New Year, 1881. A ship anchors in Tonga bringing four Sisters with Bishop Lamaze -- one Futunian and three French Sisters. These were members of the newly established Third Order Regular of Mary (TORM) which Bishop Lamaze began for the vicariates of Central Oceania and Navigators. Imagine the delight of Marie de la Pitié! She came out to the Pacific missions as a member of the Third Order of Mary in 1857, and now, here was the Third Order as a religious community with vows. She happily made her profession as a TORM that same year.

Schools reopened. Sister Marie Delphine, who knew English from her time in Australia, taught the children in the ‘English’ school, and Sister Malia Vika took the local children. While fully responsible for the schools, Sister Marie Xavier, who had a nursing background, attended to those who came to the dispensary. Years later, during the 1918 flu epidemic, she seems to have provided much of the only medical care available.

After four years, Bishop Lamaze reported: “Sisters are in several places in Tonga: Ma’ufanga, Mu’a, Vava’u and Hihifo. Tongan sisters are a blessing in working with the women and children, and in helping Sisters from overseas to adapt. Everywhere school is taught; churches are looked after; in a few stations the sick are cared for.”

Tongan vocations

Tongan Sisters – professed, novices and postulants, early 1950s

Soon a number of Tongans were asking to become Sisters. In 1886 the first were professed -- Taise (Sister Malia ‘Amato) and her cousin Fusipongi (Sister Malia Mateo). Taise was a granddaughter of the chief who first received Father Chevron in Pea in the 1840s. She had been Marie de la Pitié’s companion for some years. For those who entered, there was little structured formation, but the candidates were women of faith and love who wanted to be like the sisters and contribute to building up the kingdom of God. A formation house (novitiate) began formally in 1932 after the various TORM groups around the world united to become the Missionary Sisters of the Society of Mary (SMSM).

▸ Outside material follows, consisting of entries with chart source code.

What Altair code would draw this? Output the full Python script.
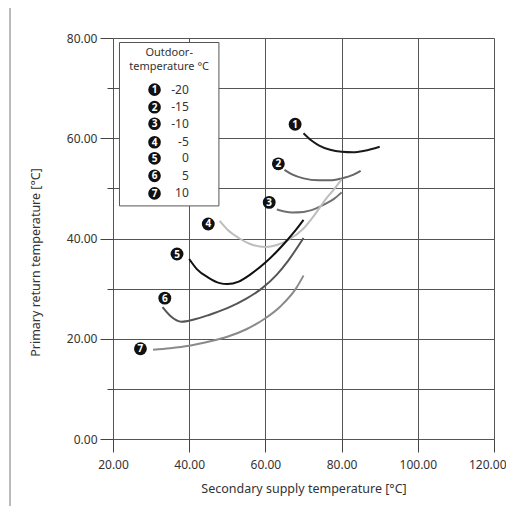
import altair as alt
import pandas as pd

# ---- curve data (secondary supply temp, primary return temp) ----
c1_x = [70, 72, 74, 77, 80, 83, 86, 90]
c1_y = [61.0, 59.6, 58.6, 57.7, 57.3, 57.2, 57.5, 58.3]
c2_x = [65, 67, 70, 74, 77, 80, 83, 85]
c2_y = [53.7, 52.8, 52.0, 51.6, 51.6, 52.0, 52.7, 53.5]
c3_x = [63, 65, 67, 70, 73, 76, 78, 80]
c3_y = [45.8, 45.4, 45.2, 45.3, 45.9, 47.0, 47.9, 49.2]
c4_x = [48, 50, 53, 56, 60, 63, 66, 70, 73, 76, 78, 80]
c4_y = [43.5, 41.8, 40.1, 38.9, 38.3, 38.7, 39.7, 42.0, 44.8, 48.0, 49.8, 51.8]
c5_x = [40, 42, 45, 48, 50, 53, 56, 60, 63, 66, 68, 70]
c5_y = [35.9, 33.9, 32.2, 31.1, 30.9, 31.4, 32.8, 35.2, 37.4, 39.9, 41.7, 43.7]
c6_x = [33, 35, 38, 41, 45, 50, 55, 59, 63, 66, 70]
c6_y = [26.3, 24.6, 23.4, 23.8, 24.7, 26.1, 28.0, 30.0, 32.8, 35.6, 40.1]
c7_x = [30.5, 35, 40, 45, 50, 55, 60, 64, 68, 70]
c7_y = [17.8, 18.1, 18.6, 19.4, 20.4, 21.9, 24.1, 26.5, 30.0, 32.6]

curve_ids = ["1", "2", "3", "4", "5", "6", "7"]
curve_colors = ["#1a1a1a", "#666666", "#707070", "#bdbdbd", "#111111", "#555555", "#8a8a8a"]
outdoor_temps = ["-20", "-15", "-10", "-5", "0", "5", "10"]

# curve number markers
marker_x = [67.8, 63.4, 61.0, 45.0, 36.8, 33.6, 27.2]
marker_y = [62.8, 54.9, 47.2, 42.9, 36.9, 28.1, 18.0]

# legend box layout (data coordinates)
legend_box = {"x": 21.7, "x2": 47.8, "y": 79.1, "y2": 46.5}
legend_title = "Outdoor-\ntemperature °C"
legend_title_y = 78.2
legend_row_y = [69.7, 66.2, 62.9, 59.2, 56.0, 52.5, 49.0]
legend_marker_x = 30.9
legend_text_x = 39.9

x_ticks = list(range(20, 121, 10))
y_ticks = list(range(0, 81, 10))

FONT = "Noto Sans"

rows = []
for cid, xs, ys in zip(curve_ids, [c1_x, c2_x, c3_x, c4_x, c5_x, c6_x, c7_x],
                       [c1_y, c2_y, c3_y, c4_y, c5_y, c6_y, c7_y]):
    for i, (xv, yv) in enumerate(zip(xs, ys)):
        rows.append({"curve": cid, "x": xv, "y": yv, "i": i})
curves_df = pd.DataFrame(rows)

markers_df = pd.DataFrame({"curve": curve_ids, "x": marker_x, "y": marker_y})
leg_markers_df = pd.DataFrame({"curve": curve_ids, "x": [legend_marker_x] * 7,
                               "y": legend_row_y, "t": outdoor_temps,
                               "tx": [legend_text_x] * 7})
leg_title_df = pd.DataFrame({"t": [legend_title], "y": [legend_title_y],
                             "x": [(legend_box["x"] + legend_box["x2"]) / 2]})
box_df = pd.DataFrame([legend_box])

xscale = alt.Scale(domain=[20, 120], nice=False, zero=False)
yscale = alt.Scale(domain=[0, 80], nice=False, zero=False)

major_x = "datum.value % 20 === 0"
last_x = "datum.value === 120"
xaxis = alt.Axis(
    values=x_ticks,
    labelExpr=f"{major_x} ? format(datum.value, '.2f') : ''",
    tickSize={"condition": {"test": major_x, "value": 13}, "value": 6},
    grid=True, gridColor="#555555", gridWidth=1, gridOpacity=1,
    domain=False, tickColor="#444444", tickWidth=1, labelFlush=False,
    labelOverlap=False,
    labelAlign={"condition": {"test": last_x, "value": "right"}, "value": "center"},
    labelOffset={"condition": {"test": last_x, "value": 12}, "value": 0},
    labelFont=FONT, labelFontSize=12, labelColor="#333333", labelPadding=7,
    title="Secondary supply temperature [°C]", titleFont=FONT, titleFontSize=12.5,
    titleFontWeight="normal", titleColor="#333333", titleY=49, titleBaseline="middle",
)
major_y = "datum.value % 20 === 0"
yaxis = alt.Axis(
    values=y_ticks,
    labelExpr=f"{major_y} ? format(datum.value, '.2f') : ''",
    tickSize={"condition": {"test": major_y, "value": 13}, "value": 6},
    grid=True, gridColor="#555555", gridWidth=1, gridOpacity=1,
    domain=False, tickColor="#444444", tickWidth=1, labelFlush=False,
    labelOverlap=False,
    labelFont=FONT, labelFontSize=12, labelColor="#333333", labelPadding=3,
    title="Primary return temperature [°C]", titleFont=FONT, titleFontSize=12.5,
    titleFontWeight="normal", titleColor="#333333", titleAngle=270,
    titleX=-78, titleY=224, titleAlign="center", titleBaseline="middle",
)

color_scale = alt.Scale(domain=curve_ids, range=curve_colors)

lines = alt.Chart(curves_df).mark_line(strokeWidth=2, interpolate="monotone").encode(
    x=alt.X("x:Q", scale=xscale, axis=xaxis),
    y=alt.Y("y:Q", scale=yscale, axis=yaxis),
    color=alt.Color("curve:N", scale=color_scale, legend=None),
    detail="curve:N",
    order="i:Q",
)

box = alt.Chart(box_df).mark_rect(fill="white", stroke="#555555", strokeWidth=1).encode(
    x="x:Q", x2="x2:Q", y="y:Q", y2="y2:Q")

ltitle = alt.Chart(leg_title_df).mark_text(font=FONT, fontSize=11, color="#333333",
                                           align="center", baseline="top",
                                           lineBreak="\n", lineHeight=13.5).encode(
    x="x:Q", y="y:Q", text="t:N")

def num_markers(df, size):
    dots = alt.Chart(df).mark_point(filled=True, shape="circle", size=size, color="#111111",
                                    opacity=1).encode(x="x:Q", y="y:Q")
    nums = alt.Chart(df).mark_text(font=FONT, fontSize=10, fontWeight="bold", color="white",
                                   align="center", baseline="middle", dy=0.5).encode(
        x="x:Q", y="y:Q", text="curve:N")
    return dots + nums

lmark = num_markers(leg_markers_df, 160)
ltext = alt.Chart(leg_markers_df).mark_text(font=FONT, fontSize=12, color="#333333",
                                            align="right", baseline="middle").encode(
    x="tx:Q", y="y:Q", text="t:N")
cmark = num_markers(markers_df, 165)

frame = alt.Chart(pd.DataFrame({"a": [0]})).mark_rule(color="#777777", strokeWidth=1)
frame_left = frame.encode(x=alt.value(-103), y=alt.value(-34), y2=alt.value(600))
frame_top = frame.encode(x=alt.value(-103), x2=alt.value(600), y=alt.value(-34))

chart = alt.layer(box, lines, ltitle, lmark, ltext, cmark, frame_left, frame_top).properties(
    width=381, height=401,
    autosize=alt.AutoSizeParams(type="none"),
    padding={"left": 105, "top": 30, "right": 12, "bottom": 67},
).configure_view(stroke="#111111", strokeWidth=2).configure(background="white")

chart.save("out.html", embed_options={"renderer": "svg", "actions": False})
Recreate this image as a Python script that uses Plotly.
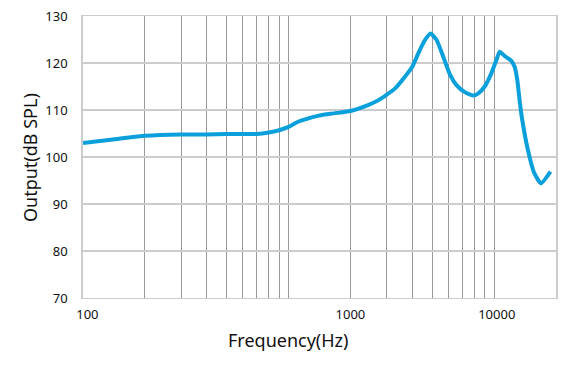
import plotly.graph_objects as go

# Frequency response data
freq_hz = [100, 150, 200, 300, 400, 500, 600, 700, 800, 900, 1000, 1100, 1250, 1400,
           1600, 2000, 2450, 2740, 3300, 4000, 4280, 4610, 4900, 5250, 5660, 6090, 6560,
           7200, 7900, 8350, 9000, 9690, 10250, 10640, 11250, 12100, 12580, 12960, 13300,
           13700, 14600, 15700, 16900, 18800]
output_db = [103.0, 103.9, 104.5, 104.8, 104.8, 104.9, 104.9, 104.9, 105.2, 105.7, 106.4,
             107.4, 108.2, 108.8, 109.2, 109.8, 111.1, 112.1, 114.6, 119.2, 122.1, 124.9,
             126.3, 124.9, 121.3, 117.6, 115.3, 113.8, 113.1, 113.5, 115.0, 117.8, 120.6,
             122.4, 121.5, 120.5, 119.2, 116.4, 112.1, 107.9, 101.5, 96.5, 94.4, 96.9]

# Axis labels (as printed in the reference)
x_tick_text = ["100", "1000", "10000"]
x_tick_pos = [105, 2000, 10300]
grid_freqs = [200, 300, 400, 500, 600, 700, 800, 900, 1000,
              2000, 3000, 4000, 5000, 6000, 7000, 8000, 9000, 10000]
y_ticks = [70, 80, 90, 100, 110, 120, 130]
x_title = "Frequency(Hz)"
y_title = "Output(dB SPL)"

fig = go.Figure()
fig.add_trace(go.Scatter(
    x=freq_hz, y=output_db, mode="lines",
    line=dict(color="#0aa0dc", width=4, shape="spline", smoothing=0.5),
    showlegend=False, hoverinfo="skip"))

font_family = "Noto Sans"
L, R, T, B, W, H = 83, 19, 16, 70, 575, 368
pw, ph = W - L - R, H - T - B

fig.update_layout(
    width=W, height=H,
    margin=dict(l=L, r=R, t=T, b=B),
    paper_bgcolor="white", plot_bgcolor="white",
    font=dict(family=font_family, color="#111111", size=13),
    xaxis=dict(
        type="log", range=[2, 4.301], automargin=False,
        tickvals=x_tick_pos, ticktext=x_tick_text,
        showgrid=False, zeroline=False,
        ticks="", ticklabelstandoff=4,
        tickfont=dict(size=13, family=font_family),
        showline=True, linecolor="#cccccc", linewidth=1, mirror=True,
        minor=dict(tickvals=grid_freqs, showgrid=True, gridcolor="#999999",
                   gridwidth=1, ticks=""),
    ),
    yaxis=dict(
        range=[70, 130], tickvals=y_ticks, automargin=False,
        showgrid=True, gridcolor="#cccccc", gridwidth=1.5, zeroline=False,
        ticks="", ticklabelstandoff=11,
        tickfont=dict(size=13, family=font_family),
        showline=True, linecolor="#cccccc", linewidth=1.5, mirror=True,
    ),
    annotations=[
        dict(text=x_title, xref="paper", yref="paper",
             x=(288 - L) / pw, y=(H - B - 340) / ph, xanchor="center", yanchor="middle",
             showarrow=False, font=dict(size=18, family=font_family, color="#111111")),
        dict(text=y_title, xref="paper", yref="paper", textangle=-90,
             x=(30 - L) / pw, y=(H - B - 158) / ph, xanchor="center", yanchor="middle",
             showarrow=False, font=dict(size=18, family=font_family, color="#111111")),
    ],
)

fig.write_html("out.html", config={"displayModeBar": False},
               post_script="document.body.style.margin='0px';")
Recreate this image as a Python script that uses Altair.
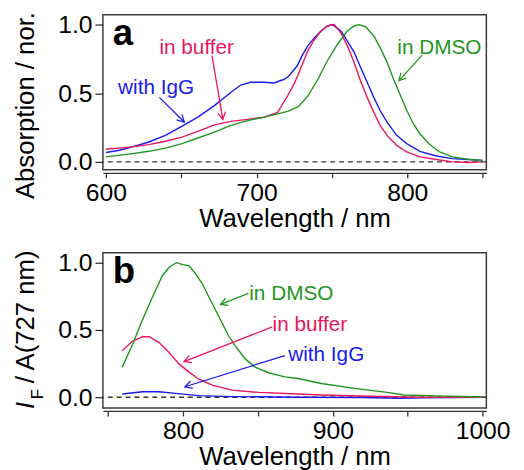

From the 1890s to the 1950s, Tongan and European sisters worked side by side. The church in Tonga became more firmly rooted. Schools were flourishing; multiple works began in response to needs. Other women’s congregations came to work in the island Kingdom.

Sr Malia Ma’afu SMSM, from Tonga, teaching in Senegal

Missionaries crossing borders

In the mid-20th
century, a growing sense of identity was developing in Tongan SMSM. They, too, share in the congregation’s missionary vocation to be sent to other peoples to witness to Jesus Christ. Since then, in the deserts of Africa and the jungles of Latin America, the islands of Jamaica and the Pacific, Tongan sisters have been missioned as pastoral workers, teachers and social workers, nurses and administrators, often later bringing the rich experience back to their home Church.

While we acknowledge the great work of clergy in Tonga, it is good to remember and honour the contribution that women religious and the laity have always played in evangelisation.

The people and Catholic Church in the Kingdom of Tonga are truly proud of what these women have accomplished. Inheritors of this past, may others continue to respond to God’s invitation to be missionaries crossing borders.